Member of the Oklahoma House of Representatives from the 5th district
- In office 2004–2016
- Preceded by: Joe Hutchison
- Succeeded by: Josh West

Personal details
- Born: 1952 (age 73–74)
- Party: Republican
- Education: Oklahoma State University University of Oklahoma (MD)

= Doug Cox (politician) =

American politician

Doug Cox (born 1952) is an American politician from the state of Oklahoma. A Republican, Cox served as a member of the Oklahoma House of Representatives, representing the 5th district from 2004 to 2016.

==Early life and career==
Cox earned his bachelor's degree from Oklahoma State University in 1974, and completed his medical degree at the University of Oklahoma in 1978. He works as an emergency room physician.

==Political career==
Cox was elected in 2004 with 56.39% of the vote.
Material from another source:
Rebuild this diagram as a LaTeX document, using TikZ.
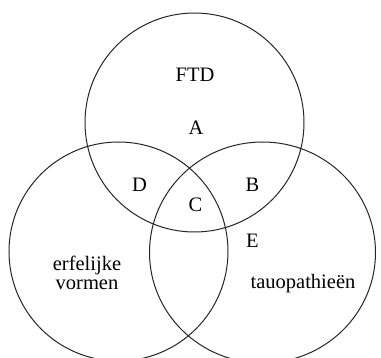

In the 2008 election, the Oklahoma Conservative Political Action Committee campaigned for Cox's Democratic opponent Kelly Kerr, wanting to punish Cox for being "too liberal" and referring to him as a "RINO – a Republican in name only". Cox was re-elected with 71.66% of the vote.

Cox identifies as pro-life, but does not support the abolition of abortion. He criticized his own party in 2014 for their proposal to ban Medicaid coverage for emergency contraception.

In 2016, Cox was term-limited and could not run for re-election.

==Personal life==
Cox and his wife, Susan, reside outside of Grove, Oklahoma. Cox is of Creek ancestry.